The spring housing market was supposed to be the comeback story of 2026. It isn't. Existing home sales just hit their lowest level in nine months, and the combination of stubborn mortgage rates, geopolitical uncertainty, and weakened consumer confidence has turned what should be the busiest buying season into a market that feels more like January than April. Here is what the data actually shows, what the forecasters got wrong, and how different buyer personalities should respond right now.
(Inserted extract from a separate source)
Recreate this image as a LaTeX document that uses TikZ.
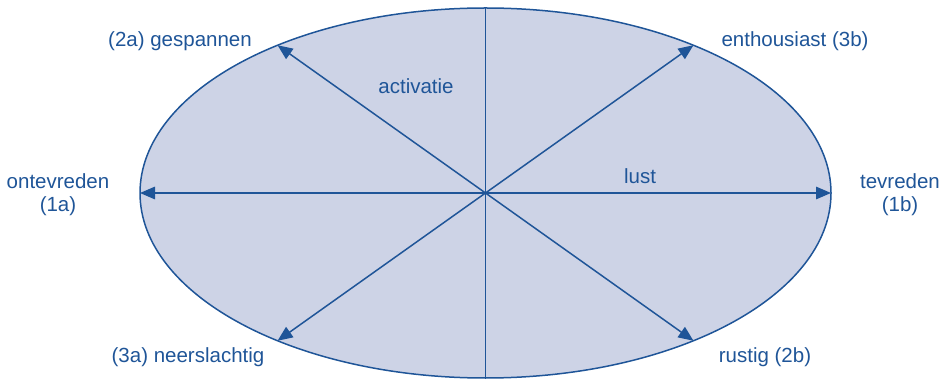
\documentclass[tikz,border=0pt]{standalone}
\usepackage{fontspec}
\setmainfont{Liberation Sans}
\usetikzlibrary{arrows.meta,calc}
\definecolor{navy}{HTML}{1F5598}
\definecolor{pale}{HTML}{CDD3E6}
\begin{document}
\begin{tikzpicture}[x=1pt,y=1pt,
  axis/.style={draw=navy,line width=1.5pt},
  arr/.style={axis,{Triangle[length=15pt,width=12.5pt]}-{Triangle[length=15pt,width=12.5pt]}},
  lbl/.style={text=navy,font=\fontsize{20.5}{23}\selectfont,inner sep=0pt,align=center}]
\useasboundingbox (0,0) rectangle (952,380);
\coordinate (c) at (485.5,187);
\filldraw[fill=pale,draw=navy,line width=1.5pt] (c) ellipse [x radius=345.5,y radius=185];
\coordinate (top) at ($(c)+(0,185)$);
\coordinate (bot) at ($(c)+(0,-185)$);
\path (c) ++(127:345.5 and 185) coordinate (p2a);
\path (c) ++(53:345.5 and 185) coordinate (p3b);
\path (c) ++(233:345.5 and 185) coordinate (p3a);
\path (c) ++(307:345.5 and 185) coordinate (p2b);
\path (c) ++(180:345.5 and 185) coordinate (p1a);
\path (c) ++(0:345.5 and 185) coordinate (p1b);
\draw[axis] (top) -- (bot);
\draw[arr] (p1a) -- (p1b);
\draw[arr] (p2a) -- (p2b);
\draw[arr] (p3b) -- (p3a);
\node[lbl] (l2a) at (180,339) {(2a) gespannen};
\node[lbl] (l3b) at (795,339) {enthousiast (3b)};
\node[lbl] (l1a) at (58,185) {ontevreden\\(1a)};
\node[lbl] (l1b) at (900,185) {tevreden\\(1b)};
\node[lbl] (l3a) at (188,23) {(3a) neerslachtig};
\node[lbl] (l2b) at (765,23) {rustig (2b)};
\node[lbl] (act) at (416,294) {activatie};
\node[lbl] (lust) at (640,204) {lust};
\end{tikzpicture}
\end{document}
## The March Numbers: Worst Spring Start Since 2009
The National Association of Realtors reported on April 13 that existing home sales fell to a seasonally adjusted annual rate of 3.98 million units in March 2026 — down 3.6% from February and 1.0% year-over-year. That figure missed the consensus economist forecast of roughly 4.06 million units.
To put the magnitude in context: this is the slowest March pace since the 2009 financial crisis. The spring selling season typically accelerates sales as warmer weather, school-year timing, and tax refund season combine to drive activity. That seasonal tailwind has simply not materialized in 2026.